The Passion for Christ

High school outcasts and Jesus freaks duke it out in Saved!

Beware the exclamation point. When found at the end of a title, it almost inevitably signals a level of self-hype rarely justified by the content of whatever it hopes to name. In the case of the movie Saved! -- an amusing if facile comedy about a good Christian girl gone wrong -- the emphatic punctuation is meant both to represent the pristine enthusiasm of the Christian youth movement and to ironize it. It's easy enough to hear the cheerleader in it, and writer/director Brian Dannelly has a great deal of fun berating the silliness therein. Here are the Christians! They're so earnest! And funny! Ready, okay!

Yes, it's an easy target. And that's one of the film's main flaws; just how hard is it to make fun of people who seek the counsel of a highly contemporized, teen-ified Jesus with every waking breath? ("Let's get our Christ on!
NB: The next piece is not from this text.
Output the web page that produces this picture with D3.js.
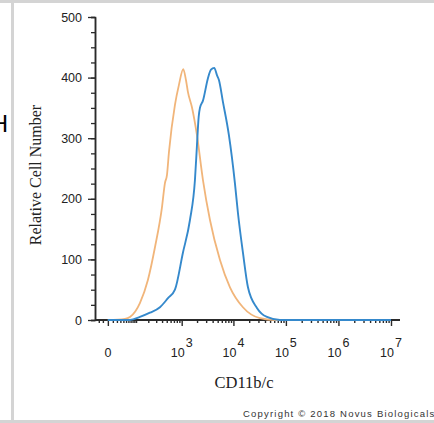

Moose down with the G-O-D!") Still, more than a few of the film's jokes land, it's fun to identify with the rebels and outcasts, and we can always enjoy another enactment of the fall of the self-righteous.

Mary (Jena Malone) is a member of her Christian high school's popular elite, led by queen bee Hilary Faye (Mandy Moore). When Mary learns that her boyfriend might be gay, she uses some sensible Jesus-logic and tries to save him by engaging in some very premarital sex. Alas, the boyfriend isn't saved, and worse, Mary conceives. Only this time, the annunciation arrives in the personage of Saint Valerie Bertinelli.

"Let's get our Christ on": Mandy Moore is the queen bee in her Christian clique.
"Let's get our Christ on": Mandy Moore is the queen bee in her Christian clique.
Tivoli

At the beginning of the film, Mary's faith is a bit rickety; once her home-pregnancy test turns blue, she veers into spiritual crisis. This leads her away from her Christian girl-band posse and into the arms of the school's rebels: wheelchair-bound Roland (the authentically charming Macaulay Culkin), sexy Jewish fuckup Cassandra (Eva Amurri) and sweet skater-boy Patrick (Patrick Fugit). This motley crew helps Mary hide her pregnancy while treating her to a taste of decency and friendship, long since denied to her by überbitch Hilary Faye.

Basically, it's a high school popularity farce, this time with the freaks pitted against the Jesus freaks. It's the same as every other movie in which the reigning social scene is one of bullshit superficiality and hypocritical elitism, this time enacted on the stage of Jesus worship. And here, as everywhere else in this genre, it's the outsiders who have the depth and awareness to break through the lies being peddled around them, even (and especially) by their elders. The minute the film opens, you know exactly what's coming, but you go ahead and root for the outcast kids anyway.

Still, there are flaws here. In an otherwise strong cast, Eva Amurri (playing Cassandra) is often forced, though she settles into the role eventually. Second, as enjoyable as Jena Malone is, she's so good at playing dour and unenthusiastic that it's hard to believe she ever squealed with delight over the big J.C. Jena, a pin-wearing popular girl who sways with ecstasy as she plays her keyboard at a school assembly? It just doesn't work. So when the spiritual crisis comes, it's hardly worth a shrug. No more Jesus? Yeah, well. She was pretty much doing without the holy dude before the baby came.

Then there's Hilary Faye, the over-freighted villain, who has to carry the burden of most of the evil in the movie. She's not just blonde and conventionally pretty; she's also a judgmental fascist who operates from a core of seething insecurity. One move in the wrong direction from best-friend Mary, and Hilary Faye's got a new posse member -- which is far enough beyond the realm of believability to mess with the movie's purpose. Sure, Saved! is basically a satire, but satire's better when things feel true, and Hilary Faye is just too far gone to Satan to be real. Worse, the movie punishes her with an overdose of shame, including an overweight and heavily pimpled past.

In this last detail, the film betrays its own politics, which fall short of inclusive. All of the outcast kids are attractive and thin; the movie doesn't dare to ask us to love a fat kid or (God forbid) someone with bad skin. Instead, it uses Hilary Faye's fat and acned past against her, inviting the audience to laugh with the teenagers at how entirely hideous she used to be. It's an old, old gag, as jejune as the misguided believers the film wants to mock.

"No one fits in 100 percent of the time," Mary tells us near the end, in a feeling plea for inclusion. True enough. So why couldn't Saved! have included a slightly wider swath of the population in its beloved and noble outsiders? Surely, that's what Jesus would do.